Rather than “normalness”, something that strikes me as mandated social construct, a chmera that exists as a little conformed to ideal what happened to me after SRS was a gradual growth into ordinariness.
When Tina and I started the WBT post-op list we made it for post-SRS women because we didn’t want to continually relive the process of change.
It is exciting and driven for people going through it. Indeed some people feel a let down after it is all over with. People in process expect those who went through it to have words of wisdom and guidance to offer them in their struggles with the process. And we might if we choose to make being a guide or a counselor our life’s work or even our volunteer work. But for most of us time and distance from that period of transition means that about all we really have to offer goes something like this, “You too can do this just as others have.
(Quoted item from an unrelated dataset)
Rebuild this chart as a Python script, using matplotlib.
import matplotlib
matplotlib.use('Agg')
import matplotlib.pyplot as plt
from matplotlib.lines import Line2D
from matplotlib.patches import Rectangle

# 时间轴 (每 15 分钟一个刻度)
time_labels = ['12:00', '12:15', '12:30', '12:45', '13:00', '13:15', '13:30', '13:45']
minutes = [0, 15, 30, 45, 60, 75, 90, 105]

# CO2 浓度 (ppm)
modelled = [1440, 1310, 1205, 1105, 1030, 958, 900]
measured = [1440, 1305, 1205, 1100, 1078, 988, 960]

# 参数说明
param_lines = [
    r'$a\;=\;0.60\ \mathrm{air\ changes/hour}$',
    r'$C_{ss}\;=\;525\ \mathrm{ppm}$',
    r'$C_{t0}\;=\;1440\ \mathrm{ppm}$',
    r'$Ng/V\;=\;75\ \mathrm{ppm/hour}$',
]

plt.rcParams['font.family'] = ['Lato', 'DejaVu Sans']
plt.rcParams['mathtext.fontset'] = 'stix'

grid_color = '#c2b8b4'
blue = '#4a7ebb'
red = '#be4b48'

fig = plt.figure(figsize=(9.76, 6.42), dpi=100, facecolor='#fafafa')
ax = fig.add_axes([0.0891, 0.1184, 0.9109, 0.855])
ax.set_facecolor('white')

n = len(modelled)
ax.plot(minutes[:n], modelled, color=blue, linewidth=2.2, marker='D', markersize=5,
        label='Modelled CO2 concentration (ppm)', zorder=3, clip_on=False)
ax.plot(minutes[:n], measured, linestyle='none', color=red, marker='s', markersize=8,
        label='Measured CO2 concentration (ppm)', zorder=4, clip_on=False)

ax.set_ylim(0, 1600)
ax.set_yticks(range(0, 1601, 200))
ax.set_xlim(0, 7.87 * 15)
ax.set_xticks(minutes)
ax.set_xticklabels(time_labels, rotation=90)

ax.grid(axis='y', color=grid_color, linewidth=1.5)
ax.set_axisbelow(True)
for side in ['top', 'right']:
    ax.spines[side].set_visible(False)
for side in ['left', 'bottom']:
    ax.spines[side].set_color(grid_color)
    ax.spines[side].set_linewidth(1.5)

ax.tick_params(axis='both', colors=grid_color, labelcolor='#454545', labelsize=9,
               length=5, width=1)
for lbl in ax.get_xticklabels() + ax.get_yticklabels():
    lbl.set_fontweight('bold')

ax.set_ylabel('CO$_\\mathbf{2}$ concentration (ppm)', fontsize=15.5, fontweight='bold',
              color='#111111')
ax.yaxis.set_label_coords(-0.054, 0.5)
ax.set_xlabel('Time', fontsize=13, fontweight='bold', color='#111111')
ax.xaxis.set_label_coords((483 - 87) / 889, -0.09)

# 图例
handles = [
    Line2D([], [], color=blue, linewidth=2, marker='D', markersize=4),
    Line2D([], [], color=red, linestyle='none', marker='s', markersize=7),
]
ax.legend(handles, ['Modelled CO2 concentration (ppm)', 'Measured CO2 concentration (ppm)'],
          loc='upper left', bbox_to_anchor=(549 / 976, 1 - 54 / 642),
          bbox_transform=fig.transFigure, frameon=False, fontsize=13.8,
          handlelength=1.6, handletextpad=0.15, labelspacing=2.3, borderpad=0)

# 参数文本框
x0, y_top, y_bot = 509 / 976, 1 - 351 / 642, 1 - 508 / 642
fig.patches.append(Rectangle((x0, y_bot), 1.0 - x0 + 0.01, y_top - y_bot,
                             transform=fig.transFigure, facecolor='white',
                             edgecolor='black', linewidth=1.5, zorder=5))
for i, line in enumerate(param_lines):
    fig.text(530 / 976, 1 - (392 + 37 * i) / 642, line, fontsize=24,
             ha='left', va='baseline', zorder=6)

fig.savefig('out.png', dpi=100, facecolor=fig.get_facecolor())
After SRS you will continue to grow until one day you discover you really aren’t much different from all the women who were born female that are part of your enviroment.”
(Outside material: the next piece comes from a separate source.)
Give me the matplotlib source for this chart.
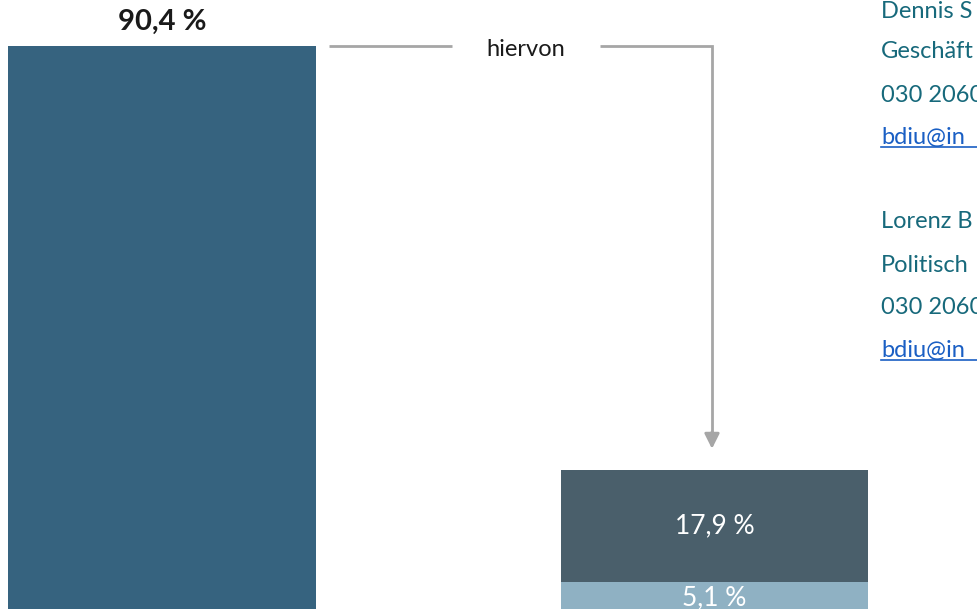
import matplotlib
matplotlib.use("Agg")
import matplotlib.pyplot as plt
from matplotlib.lines import Line2D

plt.rcParams['font.family'] = ['Lato', 'DejaVu Sans']

# Data
total_label = "90,4 %"
total_value = 90.4
sub_values = [5.1, 17.9]          # stacked bottom -> top
sub_labels = ["5,1 %", "17,9 %"]
connector_label = "hiervon"
contact_lines = ["Dennis S", "Geschäft", "030 2060", "bdiu@in",
                 "", "Lorenz B", "Politisch", "030 2060", "bdiu@in"]

c_total = "#36637f"
c_sub = ["#8fb1c3", "#4a5f6b"]
c_line = "#a6a6a6"
c_text = "#17697b"
c_link = "#1a5fc4"

W, H = 978, 609
fig = plt.figure(figsize=(W / 100, H / 100), dpi=100)
ax = fig.add_axes([0, 0, 1, 1])
ax.set_xlim(-0.2932, 1.477)
ax.set_ylim(0.796, 97.73)
ax.axis('off')

bw = 0.557
ax.bar(0, total_value, width=bw, color=c_total, linewidth=0)
ax.text(0, total_value + 3.8, total_label, ha='center', va='center',
        fontsize=21, fontweight='bold', color='#1a1a1a')

bottom = 0
for v, lab, c in zip(sub_values, sub_labels, c_sub):
    ax.bar(1, v, width=bw, bottom=bottom, color=c, linewidth=0)
    ax.text(1, bottom + v / 2, lab, ha='center', va='center',
            fontsize=19, color='white')
    bottom += v
stack_top = bottom

# connector
ly = total_value
ax.plot([0.302, 0.525], [ly, ly], color=c_line, lw=2, solid_capstyle='butt')
ax.text(0.659, ly - 0.5, connector_label, ha='center', va='center',
        fontsize=17, color='#1a1a1a')
ax.plot([0.793, 0.9955, 0.9955], [ly, ly, stack_top + 5.5], color=c_line, lw=2,
        solid_joinstyle='miter', solid_capstyle='butt')
ax.annotate('', xy=(0.9955, stack_top + 3.3), xytext=(0.9955, stack_top + 6.0),
            arrowprops=dict(arrowstyle='-|>,head_length=0.9,head_width=0.45',
                            color=c_line, lw=2, shrinkA=0, shrinkB=0))

# contact text block (cropped at the right edge)
x0 = 881 / W
ys = [12, 52, 95, 137, None, 222, 265, 307, 350]
for t, yp in zip(contact_lines, ys):
    if yp is None:
        continue
    link = t.startswith('bdiu')
    fig.text(x0, 1 - yp / H, t, ha='left', va='center', fontsize=17,
             color=c_link if link else c_text)
    if link:
        uy = 1 - (yp + 10) / H
        fig.add_artist(Line2D([x0, 1.0], [uy, uy], color=c_link, lw=1.2,
                              transform=fig.transFigure))

fig.savefig('out.png', dpi=100)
There was a time when having had the operation made on special because there weren’t very many of us. Now it is rather common and we have to rely on talents or abilities to be special.
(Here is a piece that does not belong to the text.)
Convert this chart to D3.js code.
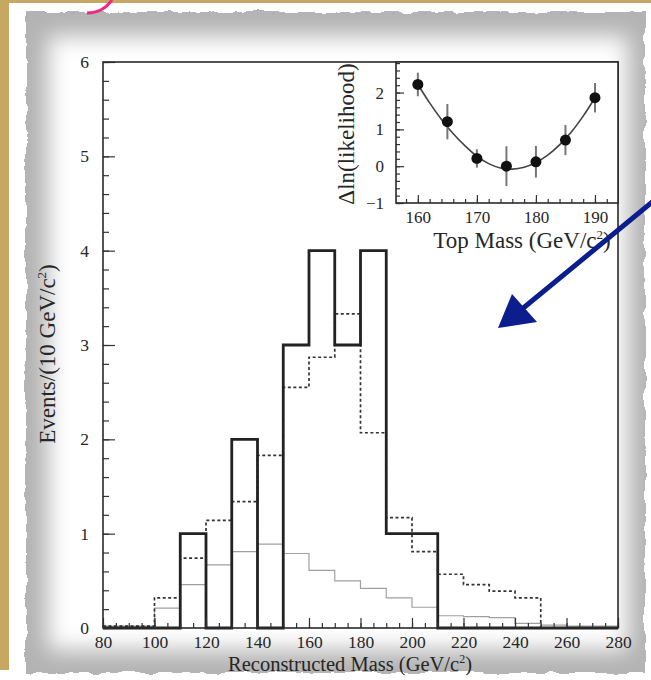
<!DOCTYPE html>
<html lang="en">
<head>
<meta charset="UTF-8">
<title>Reconstructed Mass</title>
<script src="https://d3js.org/d3.v7.min.js"></script>
<style>
  body { margin: 0; background: #fff; }
  svg { display: block; }
  text { font-family: "Liberation Serif", "DejaVu Serif", serif; fill: #262626; }
</style>
</head>
<body>
<script>
// 10 GeV bins, lower edges 80 ... 270
const binEdges = [80, 90, 100, 110, 120, 130, 140, 150, 160, 170, 180, 190, 200, 210, 220, 230, 240, 250, 260, 270, 280];
const dataCounts = [0, 0, 0, 1, 0, 2, 0, 3, 4, 3, 4, 1, 1, 0, 0, 0, 0, 0, 0, 0];
const signalPlusBkg = [0.02, 0.02, 0.32, 0.74, 1.14, 1.34, 1.83, 2.55, 2.87, 3.33, 2.07, 1.17, 0.81, 0.57, 0.46, 0.39, 0.32, 0, 0, 0];
const background = [0.02, 0.02, 0.21, 0.46, 0.67, 0.81, 0.89, 0.79, 0.61, 0.5, 0.42, 0.32, 0.22, 0.13, 0.12, 0.11, 0.05, 0.03, 0.02, 0.02];
const xTicks = [80, 100, 120, 140, 160, 180, 200, 220, 240, 260, 280];
const yTicks = [0, 1, 2, 3, 4, 5, 6];

// inset: likelihood scan
const topMass = [160, 165, 170, 175, 180, 185, 190];
const dLnL = [2.22, 1.21, 0.21, 0.0, 0.12, 0.71, 1.86];
const dLnLErr = [0.32, 0.48, 0.25, 0.54, 0.43, 0.41, 0.4];
const fitMass = [160, 162, 164, 166, 168, 170, 172, 174, 176, 178, 180, 182, 184, 186, 188, 190];
const fitValue = [2.22, 1.72, 1.27, 0.88, 0.55, 0.27, 0.07, -0.05, -0.08, -0.03, 0.1, 0.3, 0.58, 0.93, 1.36, 1.86];
const insetXTicks = [160, 170, 180, 190];
const insetYTicks = [-1, 0, 1, 2];

const width = 651, height = 680;
const svg = d3.select("body").append("svg")
    .attr("width", width)
    .attr("height", height);

const defs = svg.append("defs");
const rough = defs.append("filter").attr("id", "rough")
    .attr("x", "-5%").attr("y", "-5%").attr("width", "110%").attr("height", "110%");
rough.append("feTurbulence").attr("type", "fractalNoise").attr("baseFrequency", 0.06)
    .attr("numOctaves", 3).attr("seed", 4).attr("result", "noise");
rough.append("feDisplacementMap").attr("in", "SourceGraphic").attr("in2", "noise")
    .attr("scale", 7).attr("xChannelSelector", "R").attr("yChannelSelector", "G");
defs.append("filter").attr("id", "soft")
    .attr("x", "-10%").attr("y", "-10%").attr("width", "120%").attr("height", "120%")
    .append("feGaussianBlur").attr("stdDeviation", 11);

// photo background: tan desk, white slide, torn grey-edged paper
svg.append("rect").attr("width", width).attr("height", height).attr("fill", "#c7a862");
svg.append("rect").attr("x", 9).attr("y", 3).attr("width", width - 9).attr("height", height - 3).attr("fill", "#fff");
svg.append("rect").attr("x", 0).attr("y", 670).attr("width", width).attr("height", 10).attr("fill", "#fff");
svg.append("rect").attr("x", 26).attr("y", 12).attr("width", 619).attr("height", 661)
    .attr("fill", "#b3b3b3").attr("filter", "url(#rough)");
svg.append("rect").attr("x", 48).attr("y", 36).attr("width", 580).attr("height", 614)
    .attr("fill", "#fff").attr("filter", "url(#soft)");

// pink pen stroke at the top
svg.append("path").attr("d", "M87,13 Q103,13 112,0")
    .attr("fill", "none").attr("stroke", "#ec2a80").attr("stroke-width", 3);

// main histogram
const x = d3.scaleLinear().domain([80, 280]).range([103, 618]);
const y = d3.scaleLinear().domain([0, 6]).range([628, 62]);

const g = svg.append("g");

const stepPoints = vals => vals.map((v, i) => [binEdges[i], v]).concat([[binEdges[vals.length], vals[vals.length - 1]]]);
const step = d3.line().x(d => x(d[0])).y(d => y(d[1])).curve(d3.curveStepAfter);

g.append("rect").attr("x", x(80)).attr("y", y(6))
    .attr("width", x(280) - x(80)).attr("height", y(0) - y(6))
    .attr("fill", "#fff");

g.append("path").attr("d", step(stepPoints(background)))
    .attr("fill", "none").attr("stroke", "#a0a0a0").attr("stroke-width", 1.2);
g.append("path").attr("d", step(stepPoints(signalPlusBkg)))
    .attr("fill", "none").attr("stroke", "#333").attr("stroke-width", 1.7)
    .attr("stroke-dasharray", "3,2.5");
g.append("path").attr("d", step(stepPoints(dataCounts)))
    .attr("fill", "none").attr("stroke", "#222").attr("stroke-width", 2.8);

function axisStyle(sel, size) {
    sel.select(".domain").remove();
    sel.selectAll(".tick line").attr("stroke", "#333").attr("stroke-width", 1.2);
    sel.selectAll(".tick text").style("font-size", (size || 17.5) + "px").attr("fill", "#262626");
}

g.append("g").attr("transform", `translate(0,${y(0)})`)
    .call(d3.axisBottom(x).tickValues(d3.range(80, 281, 5)).tickSize(-5).tickFormat(""))
    .call(axisStyle);
g.append("g").attr("transform", `translate(0,${y(0)})`)
    .call(d3.axisBottom(x).tickValues(xTicks).tickSize(-10).tickPadding(8).tickFormat(d3.format("d")))
    .call(axisStyle);
g.append("g").attr("transform", `translate(${x(80)},0)`)
    .call(d3.axisLeft(y).tickValues(d3.range(0, 6.01, 0.2)).tickSize(-6).tickFormat(""))
    .call(axisStyle);
g.append("g").attr("transform", `translate(${x(80)},0)`)
    .call(d3.axisLeft(y).tickValues(yTicks).tickSize(-12).tickPadding(14).tickFormat(d3.format("d")))
    .call(axisStyle);

g.append("rect").attr("x", x(80)).attr("y", y(6))
    .attr("width", x(280) - x(80)).attr("height", y(0) - y(6))
    .attr("fill", "none").attr("stroke", "#2a2a2a").attr("stroke-width", 1.6);

const xTitle = g.append("text").attr("x", 350).attr("y", 671)
    .attr("text-anchor", "middle").style("font-size", "20.5px");
xTitle.append("tspan").text("Reconstructed Mass (GeV/c");
xTitle.append("tspan").attr("dy", -8).style("font-size", "12px").text("2");
xTitle.append("tspan").attr("dy", 8).text(")");

const yTitle = g.append("text").attr("transform", "translate(55,354) rotate(-90)")
    .attr("text-anchor", "middle").style("font-size", "23px");
yTitle.append("tspan").text("Events/(10 GeV/c");
yTitle.append("tspan").attr("dy", -9).style("font-size", "13px").text("2");
yTitle.append("tspan").attr("dy", 9).text(")");

// inset
const xi = d3.scaleLinear().domain([156.3, 193.9]).range([396, 618]);
const yi = d3.scaleLinear().domain([-1, 2.83]).range([203, 62]);
const gi = svg.append("g");

gi.append("rect").attr("x", xi(156.3)).attr("y", yi(2.83))
    .attr("width", xi(193.9) - xi(156.3)).attr("height", yi(-1) - yi(2.83))
    .attr("fill", "#fff");

gi.append("path")
    .attr("d", d3.line().x(d => xi(d[0])).y(d => yi(d[1])).curve(d3.curveCatmullRom)(fitMass.map((m, i) => [m, fitValue[i]])))
    .attr("fill", "none").attr("stroke", "#444").attr("stroke-width", 1.6);

gi.selectAll("line.err").data(topMass).join("line").attr("class", "err")
    .attr("x1", d => xi(d)).attr("x2", d => xi(d))
    .attr("y1", (d, i) => yi(dLnL[i] - dLnLErr[i]))
    .attr("y2", (d, i) => yi(dLnL[i] + dLnLErr[i]))
    .attr("stroke", "#777").attr("stroke-width", 2);
gi.selectAll("circle").data(topMass).join("circle")
    .attr("cx", d => xi(d)).attr("cy", (d, i) => yi(dLnL[i])).attr("r", 5.5)
    .attr("fill", "#111");

gi.append("g").attr("transform", `translate(0,${yi(-1)})`)
    .call(d3.axisBottom(xi).tickValues(d3.range(158, 194, 2)).tickSize(-4).tickFormat(""))
    .call(axisStyle);
gi.append("g").attr("transform", `translate(0,${yi(-1)})`)
    .call(d3.axisBottom(xi).tickValues(insetXTicks).tickSize(-8).tickPadding(8).tickFormat(d3.format("d")))
    .call(s => axisStyle(s, 17));
gi.append("g").attr("transform", `translate(${xi(156.3)},0)`)
    .call(d3.axisLeft(yi).tickValues(d3.range(-1, 2.81, 0.2)).tickSize(-4).tickFormat(""))
    .call(axisStyle);
gi.append("g").attr("transform", `translate(${xi(156.3)},0)`)
    .call(d3.axisLeft(yi).tickValues(insetYTicks).tickSize(-8).tickPadding(12).tickFormat(d3.format("d")))
    .call(s => axisStyle(s, 17));

gi.append("rect").attr("x", xi(156.3)).attr("y", yi(2.83))
    .attr("width", xi(193.9) - xi(156.3)).attr("height", yi(-1) - yi(2.83))
    .attr("fill", "none").attr("stroke", "#2a2a2a").attr("stroke-width", 1.6);

const iTitle = gi.append("text").attr("x", 522).attr("y", 248)
    .attr("text-anchor", "middle").style("font-size", "23px");
iTitle.append("tspan").text("Top Mass (GeV/c");
iTitle.append("tspan").attr("dy", -9).style("font-size", "13px").text("2");
iTitle.append("tspan").attr("dy", 9).text(")");

gi.append("text").attr("transform", "translate(354,134) rotate(-90)")
    .attr("text-anchor", "middle").style("font-size", "23px")
    .text("\u0394ln(likelihood)");

// blue pointer arrow
svg.append("line").attr("x1", 662).attr("y1", 194).attr("x2", 516).attr("y2", 314)
    .attr("stroke", "#0c1d8e").attr("stroke-width", 5);
svg.append("path").attr("d", "M498,328 L512,294 L537,322 Z").attr("fill", "#0c1d8e");
</script>
</body>
</html>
So many of our concerns are the same concerns everyone else has. Global warming, the economy, corporate domination of our lives. Aging, relationships.
Many of us are alienated from our families, some of us are happy, some of us suffer depression.
Some of us are in recovery, others have substance issues. None of these things are particular to us because of our medical histories but the social stigmatization due to that medical history tends to make our lives more problem filled than the lives of those who were not born with TS.